The rhizosphere of naturally selected plants shows the potential to sustain natural attenuation processes in an historical PCB polluted soil

Scientific Question and Context. The SIN Caffaro is an extended industrial polluted site of national priority located in Italy. Here the soil presents a mixed contamination of halogenated pollutants (PCBs, dioxins and furans), heavy metals and metalloids, uneven distributed and often largely exceeding the safety values. After the closure of the production plant, in the last 50 years only the process of natural attenuation occurred in the surrounding agricultural soils. We aimed to explore the natural attenuation potential of the SIN Caffaro soil microbiota, focusing on the interactions between bacteria and the plants naturally selected in the area. Methods. We studied the phylogenetic and functional diversity of the microbiome associated to three plant species growing in the most contaminated area of the SIN Caffaro.
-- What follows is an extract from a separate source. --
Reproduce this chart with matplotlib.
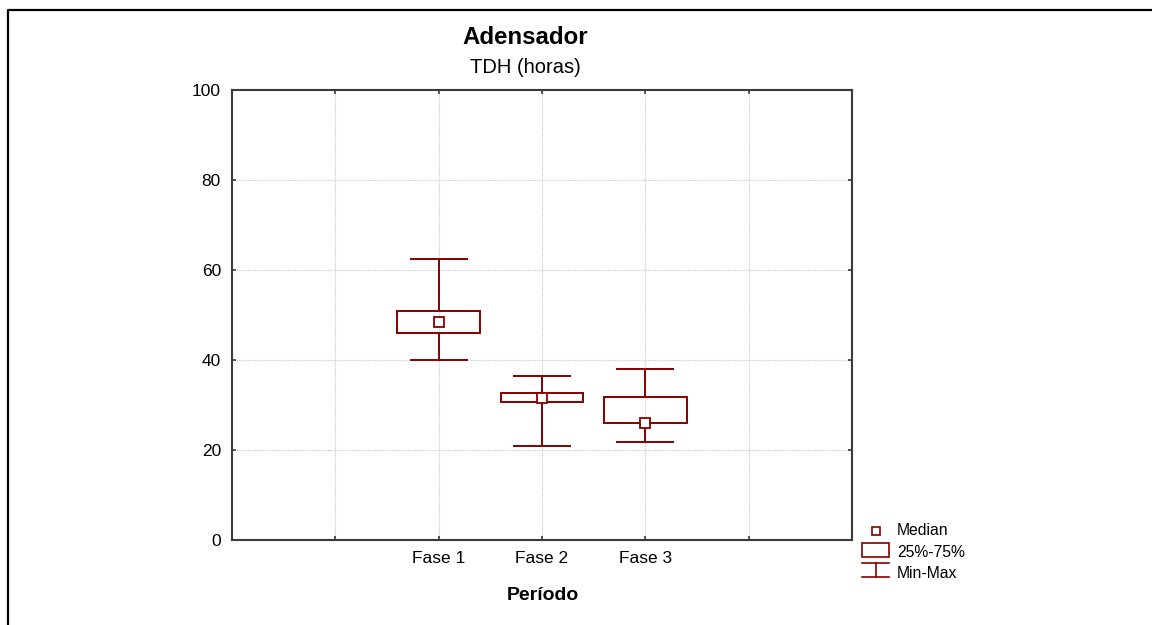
import matplotlib
matplotlib.use("Agg")
import matplotlib.pyplot as plt
from matplotlib.lines import Line2D
from matplotlib.patches import Rectangle

plt.rcParams['font.family'] = ['Liberation Sans', 'DejaVu Sans']

# Box-plot summary per phase
categories = ["Fase 1", "Fase 2", "Fase 3"]
minimum = [40.0, 21.0, 21.8]
q1 = [46.0, 30.6, 26.1]
median = [48.4, 31.6, 26.1]
q3 = [50.9, 32.7, 31.7]
maximum = [62.4, 36.5, 38.1]
y_ticks = [0, 20, 40, 60, 80, 100]

W, H = 1152, 625
DPI = 100
color = "#860000"
spine_color = "#3a3a3a"
lw = 1.4

fig = plt.figure(figsize=(W / DPI, H / DPI), dpi=DPI)
ax = fig.add_axes([232 / W, 1 - 540 / H, (852 - 232) / W, (540 - 90) / H])

pos = [i + 2 for i in range(len(categories))]
box_w = 0.8
cap_w = 0.56

# whiskers and caps
ax.vlines(pos, minimum, q1, color=color, lw=lw, zorder=3)
ax.vlines(pos, q3, maximum, color=color, lw=lw, zorder=3)
ax.hlines(minimum, [p - cap_w / 2 for p in pos], [p + cap_w / 2 for p in pos], color=color, lw=lw, zorder=3)
ax.hlines(maximum, [p - cap_w / 2 for p in pos], [p + cap_w / 2 for p in pos], color=color, lw=lw, zorder=3)
# interquartile boxes
ax.bar(pos, [b - a for a, b in zip(q1, q3)], bottom=q1, width=box_w, fill=False,
       edgecolor=color, linewidth=lw, zorder=3)
# medians
ax.plot(pos, median, linestyle="none", marker="s", markersize=6.5, markerfacecolor="white",
        markeredgecolor=color, markeredgewidth=1.3, zorder=4)

ax.set_xlim(0, len(categories) + 3)
ax.set_ylim(0, 100)
ax.set_yticks(y_ticks)
ax.set_xticks(range(1, len(categories) + 3))
ax.set_xticklabels([""] + categories + [""])
ax.grid(True, color="#c8c8c8", linestyle=(0, (1, 1)), linewidth=0.8)
ax.set_axisbelow(True)
ax.tick_params(direction="in", length=3, width=1.2, color=spine_color,
               top=True, right=True, labelsize=12.5, pad=8)
for sp in ax.spines.values():
    sp.set_color(spine_color)
    sp.set_linewidth(1.5)

def fx(px):
    return px / W

def fy(py):
    return 1 - py / H

fig.text(fx(525), fy(44), "Adensador", ha="center", va="baseline", fontsize=17.3, fontweight="bold")
fig.text(fx(525), fy(73), "TDH (horas)", ha="center", va="baseline", fontsize=14.5)
fig.text(fx(543), fy(600), "Período", ha="center", va="baseline", fontsize=14, fontweight="bold")

# legend glyphs
fig.add_artist(Line2D([fx(876)], [fy(531)], marker="s", markersize=5.5, markerfacecolor="white",
                      markeredgecolor=color, markeredgewidth=1.2, linestyle="none"))
fig.add_artist(Rectangle((fx(862), fy(557)), fx(27), 14 / H, fill=False, edgecolor=color, linewidth=1.2))
fig.add_artist(Line2D([fx(862), fx(889)], [fy(563), fy(563)], color=color, lw=1.2))
fig.add_artist(Line2D([fx(876), fx(876)], [fy(563), fy(577)], color=color, lw=1.2))
fig.add_artist(Line2D([fx(862), fx(889)], [fy(577), fy(577)], color=color, lw=1.2))
fig.text(fx(897), fy(535), "Median", ha="left", va="baseline", fontsize=11.3)
fig.text(fx(897), fy(557), "25%-75%", ha="left", va="baseline", fontsize=11.3)
fig.text(fx(897), fy(578), "Min-Max", ha="left", va="baseline", fontsize=11.3)

# outer frame (top and left edges)
fig.add_artist(Line2D([fx(8), fx(8), 1.0], [0.0, fy(10), fy(10)], color="black", lw=1.6))

fig.savefig("out.png", dpi=DPI)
The bacterial community in the rhizosphere and the surrounding soil was described by Illumina sequencing of the 16S rRNA gene and qPCR quantification of the bphA gene, proxy of PCB aerobic degradation. A collection of cultivable rhizobacteria was tested for plant growth promotion (PGP) traits and biodegradation potential. Results. Both the soil niche and the plant species shaped the composition of the resident microbiota. The bacterial communities were more strongly influenced by the plant species in the rhizosphere than in the soil surrounding roots, leading to speculate that the “rhizosphere effect” overlapped the high pollutant concentrations in shaping the community structure. The microbiota selected in all the soil niches showed nevertheless degrading potential. The cultivable microbiota in all the rhizospheres showed similar phylogenetic and functional composition. A large fraction of the strains harboured the bphA gene and displayed catechol 2,3-dioxygenase and ACC deaminase activities, the latter considered a PGP trait contributing to plant tolerance to environmental stress. Conclusions. Overall, this work highlighted that spontaneous plant species differentially affected the composition of the rhizosphere bacterial community and harboured the intrinsic potential to sustain natural attenuation processes, further exploitable for rhizoremediation interventions at the SIN Caffaro.